• _What this task involves_
Produce a word-for-word copy of the listing below without its pictures.

• _Source data_
^^^^

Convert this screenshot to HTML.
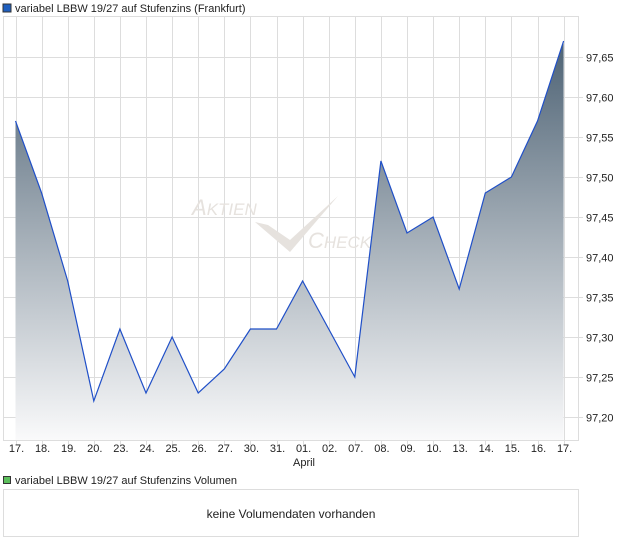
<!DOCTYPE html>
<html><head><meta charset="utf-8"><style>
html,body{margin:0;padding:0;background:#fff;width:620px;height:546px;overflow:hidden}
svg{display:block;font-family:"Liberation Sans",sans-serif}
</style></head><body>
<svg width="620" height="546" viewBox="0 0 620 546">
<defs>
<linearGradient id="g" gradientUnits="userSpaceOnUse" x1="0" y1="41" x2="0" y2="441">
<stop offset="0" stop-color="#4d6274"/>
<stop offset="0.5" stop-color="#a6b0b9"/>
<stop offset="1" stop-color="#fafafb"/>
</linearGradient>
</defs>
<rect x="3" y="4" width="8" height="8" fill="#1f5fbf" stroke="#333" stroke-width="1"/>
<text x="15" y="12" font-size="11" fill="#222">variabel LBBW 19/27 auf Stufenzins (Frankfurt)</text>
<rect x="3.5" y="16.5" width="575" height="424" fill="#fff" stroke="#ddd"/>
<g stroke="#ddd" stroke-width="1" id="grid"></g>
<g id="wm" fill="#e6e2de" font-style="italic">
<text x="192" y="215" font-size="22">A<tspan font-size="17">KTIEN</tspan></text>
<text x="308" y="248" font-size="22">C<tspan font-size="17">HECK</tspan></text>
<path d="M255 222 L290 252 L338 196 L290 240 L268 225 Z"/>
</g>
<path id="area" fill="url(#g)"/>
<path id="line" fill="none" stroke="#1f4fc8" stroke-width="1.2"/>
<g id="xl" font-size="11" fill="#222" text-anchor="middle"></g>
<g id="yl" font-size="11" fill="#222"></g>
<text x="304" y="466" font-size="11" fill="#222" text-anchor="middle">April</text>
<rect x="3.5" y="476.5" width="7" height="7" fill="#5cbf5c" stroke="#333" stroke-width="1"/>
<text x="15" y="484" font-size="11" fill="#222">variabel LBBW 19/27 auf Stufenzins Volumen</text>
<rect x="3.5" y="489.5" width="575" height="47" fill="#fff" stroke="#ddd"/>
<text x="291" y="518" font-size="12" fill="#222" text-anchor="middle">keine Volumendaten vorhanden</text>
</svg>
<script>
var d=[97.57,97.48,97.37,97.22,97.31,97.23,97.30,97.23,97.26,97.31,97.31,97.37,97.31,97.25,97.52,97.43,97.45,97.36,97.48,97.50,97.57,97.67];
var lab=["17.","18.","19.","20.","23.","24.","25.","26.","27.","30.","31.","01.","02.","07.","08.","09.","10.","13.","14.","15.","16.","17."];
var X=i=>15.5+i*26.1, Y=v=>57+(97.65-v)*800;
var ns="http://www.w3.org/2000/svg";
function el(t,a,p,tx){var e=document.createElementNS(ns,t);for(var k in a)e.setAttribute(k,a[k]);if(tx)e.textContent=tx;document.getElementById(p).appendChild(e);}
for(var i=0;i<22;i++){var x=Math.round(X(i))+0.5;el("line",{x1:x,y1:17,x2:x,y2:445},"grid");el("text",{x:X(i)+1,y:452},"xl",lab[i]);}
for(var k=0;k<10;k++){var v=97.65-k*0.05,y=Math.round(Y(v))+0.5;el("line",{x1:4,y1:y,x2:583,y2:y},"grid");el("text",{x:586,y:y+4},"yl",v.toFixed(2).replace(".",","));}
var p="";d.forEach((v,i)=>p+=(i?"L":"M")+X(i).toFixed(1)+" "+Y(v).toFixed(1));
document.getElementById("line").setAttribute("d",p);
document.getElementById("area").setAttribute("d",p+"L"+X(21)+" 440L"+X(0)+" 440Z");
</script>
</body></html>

^^^^

• _Written answer_
Convert this screenshot to HTML.
<!DOCTYPE html>
<html><head><meta charset="utf-8"><style>
html,body{margin:0;padding:0;background:#fff;width:620px;height:546px;overflow:hidden}
svg{display:block;font-family:"Liberation Sans",sans-serif}
</style></head><body>
<svg width="620" height="546" viewBox="0 0 620 546">
<defs>
<linearGradient id="g" gradientUnits="userSpaceOnUse" x1="0" y1="41" x2="0" y2="441">
<stop offset="0" stop-color="#4d6274"/>
<stop offset="0.5" stop-color="#a6b0b9"/>
<stop offset="1" stop-color="#fafafb"/>
</linearGradient>
</defs>
<rect x="3" y="4" width="8" height="8" fill="#1f5fbf" stroke="#333" stroke-width="1"/>
<text x="15" y="12" font-size="11" fill="#222">variabel LBBW 19/27 auf Stufenzins (Frankfurt)</text>
<rect x="3.5" y="16.5" width="575" height="424" fill="#fff" stroke="#ddd"/>
<g stroke="#ddd" stroke-width="1" id="grid"></g>
<g id="wm" fill="#e6e2de" font-style="italic">
<text x="192" y="215" font-size="22">A<tspan font-size="17">KTIEN</tspan></text>
<text x="308" y="248" font-size="22">C<tspan font-size="17">HECK</tspan></text>
<path d="M255 222 L290 252 L338 196 L290 240 L268 225 Z"/>
</g>
<path id="area" fill="url(#g)"/>
<path id="line" fill="none" stroke="#1f4fc8" stroke-width="1.2"/>
<g id="xl" font-size="11" fill="#222" text-anchor="middle"></g>
<g id="yl" font-size="11" fill="#222"></g>
<text x="304" y="466" font-size="11" fill="#222" text-anchor="middle">April</text>
<rect x="3.5" y="476.5" width="7" height="7" fill="#5cbf5c" stroke="#333" stroke-width="1"/>
<text x="15" y="484" font-size="11" fill="#222">variabel LBBW 19/27 auf Stufenzins Volumen</text>
<rect x="3.5" y="489.5" width="575" height="47" fill="#fff" stroke="#ddd"/>
<text x="291" y="518" font-size="12" fill="#222" text-anchor="middle">keine Volumendaten vorhanden</text>
</svg>
<script>
var d=[97.57,97.48,97.37,97.22,97.31,97.23,97.30,97.23,97.26,97.31,97.31,97.37,97.31,97.25,97.52,97.43,97.45,97.36,97.48,97.50,97.57,97.67];
var lab=["17.","18.","19.","20.","23.","24.","25.","26.","27.","30.","31.","01.","02.","07.","08.","09.","10.","13.","14.","15.","16.","17."];
var X=i=>15.5+i*26.1, Y=v=>57+(97.65-v)*800;
var ns="http://www.w3.org/2000/svg";
function el(t,a,p,tx){var e=document.createElementNS(ns,t);for(var k in a)e.setAttribute(k,a[k]);if(tx)e.textContent=tx;document.getElementById(p).appendChild(e);}
for(var i=0;i<22;i++){var x=Math.round(X(i))+0.5;el("line",{x1:x,y1:17,x2:x,y2:445},"grid");el("text",{x:X(i)+1,y:452},"xl",lab[i]);}
for(var k=0;k<10;k++){var v=97.65-k*0.05,y=Math.round(Y(v))+0.5;el("line",{x1:4,y1:y,x2:583,y2:y},"grid");el("text",{x:586,y:y+4},"yl",v.toFixed(2).replace(".",","));}
var p="";d.forEach((v,i)=>p+=(i?"L":"M")+X(i).toFixed(1)+" "+Y(v).toFixed(1));
document.getElementById("line").setAttribute("d",p);
document.getElementById("area").setAttribute("d",p+"L"+X(21)+" 440L"+X(0)+" 440Z");
</script>
</body></html>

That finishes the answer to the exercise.